Where is Milo Medin when we need him? how would he be helping?
He would have pulled the plug. The story is from the very early days of the internet, probably long before NANOG existed. Milo worked at NASA and found a cracker from Finland on one of NASAs machines. The link from Finland to the rest of the world went through Norway to NASA. (That's THE link, there was only one link connecting all of Scandinavia to the rest of the net.) So Milo called the guy in Finland and said "Please fix it". The reply was "We can't do anything. We respect civil liberties." Soon he got the message because he wasn't connected to the net any more. If anybody has a good URL for the story, please let me know. I found one reference in google-books that said 1988. -----
AFAIK there's no law covering the use of what party X considers their 32 bit numbers (assigned by party A) by party Y.

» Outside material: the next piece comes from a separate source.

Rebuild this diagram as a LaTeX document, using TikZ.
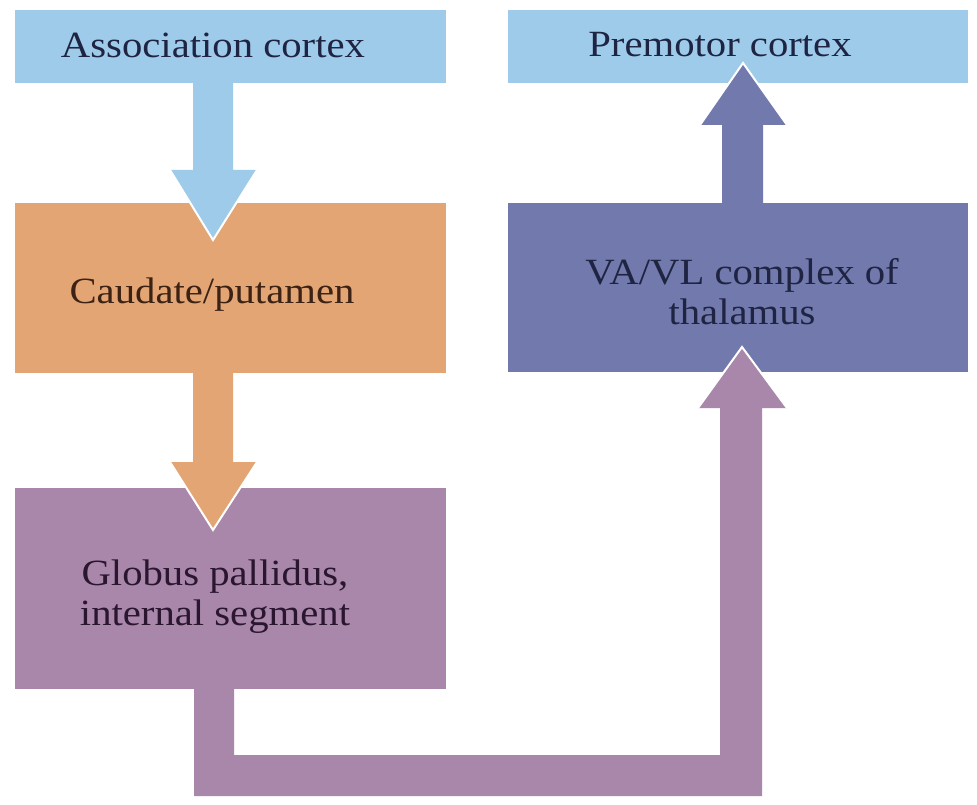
\documentclass[tikz,border=0pt]{standalone}
\usepackage{fontspec}
\setmainfont[FakeStretch=1.1]{Liberation Serif}
\usetikzlibrary{calc}
\definecolor{cblue}{HTML}{9FCBEB}
\definecolor{corange}{HTML}{E3A573}
\definecolor{cslate}{HTML}{7179AD}
\definecolor{cpurple}{HTML}{A987AB}
\definecolor{ctext}{HTML}{1E2442}
\definecolor{ctextbrown}{HTML}{3B2214}
\definecolor{ctextpurple}{HTML}{2B1630}
\begin{document}
\begin{tikzpicture}[x=1pt,y=-1pt,
  box/.style={rectangle, inner sep=0pt, outer sep=0pt, anchor=north west},
  lbl/.style={font=\fontsize{37}{40}\selectfont, text=ctext, align=center, inner sep=0pt},
  tipedge/.style={draw=white, line width=2pt, line join=miter}]
\useasboundingbox (0,0) rectangle (977,805);
\fill[white] (0,0) rectangle (977,805);
% boxes
\node[box, fill=cblue, minimum width=431pt, minimum height=73pt] (assoc) at (15,10) {};
\node[box, fill=cblue, minimum width=460pt, minimum height=73pt] (premotor) at (508,10) {};
\node[box, fill=corange, minimum width=431pt, minimum height=170pt] (caudate) at (15,203) {};
\node[box, fill=cslate, minimum width=460pt, minimum height=169pt] (vavl) at (508,203) {};
\node[box, fill=cpurple, minimum width=431pt, minimum height=201pt] (globus) at (15,488) {};
% arrows
\fill[cblue] (193,0 |- assoc.south) -- (193,170) -- (170,170) -- (213,240) -- (257,170) -- (233,170) -- (233,0 |- assoc.south) -- cycle;
\draw[tipedge] (170,170) -- (213,240) -- (257,170);
\fill[corange] (193,0 |- caudate.south) -- (193,462) -- (170,462) -- (213,530) -- (257,462) -- (233,462) -- (233,0 |- caudate.south) -- cycle;
\draw[tipedge] (170,462) -- (213,530) -- (257,462);
\fill[cslate] (722,0 |- vavl.north) -- (722,125) -- (700,125) -- (743,63) -- (787,125) -- (763,125) -- (763,0 |- vavl.north) -- cycle;
\draw[tipedge] (700,125) -- (743,63) -- (787,125);
\fill[cpurple] (194,0 |- globus.south) -- (194,796) -- (762,796) -- (762,408) -- (787,408) -- (742,347) -- (698,408) -- (720,408) -- (720,755) -- (234,755) -- (234,0 |- globus.south) -- cycle;
\draw[tipedge] (698,408) -- (742,347) -- (787,408);
% labels
\node[lbl] (assocT) at (213,45) {Association cortex};
\node[lbl] (premT) at (720,45) {Premotor cortex};
\node[lbl, text=ctextbrown] (caudT) at (212,295) {Caudate/putamen};
\node[lbl] (vavlT) at (742,292) {VA/VL complex of\\thalamus};
\node[lbl, text=ctextpurple] (globT) at (215,597) {Globus pallidus,\\internal segment};
\end{tikzpicture}
\end{document}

Do contracts cover that? I'd expect that the paperwork for peer-peer, customer-ISP and ISP-backbone links would include some nice broad legalese about not doing nasty things.
Besides, how would that work? Say ARIN assigns US company X (operating only in the US) a block, but German company Y (with no US operations) starts announcing the same block. How are US or German laws going to help, when the parties have no common jurisdiction?
The law could be written to apply to the company bringing the bogus announcements across the US border. -- These are my opinions, not necessarily my employer's. I hate spam.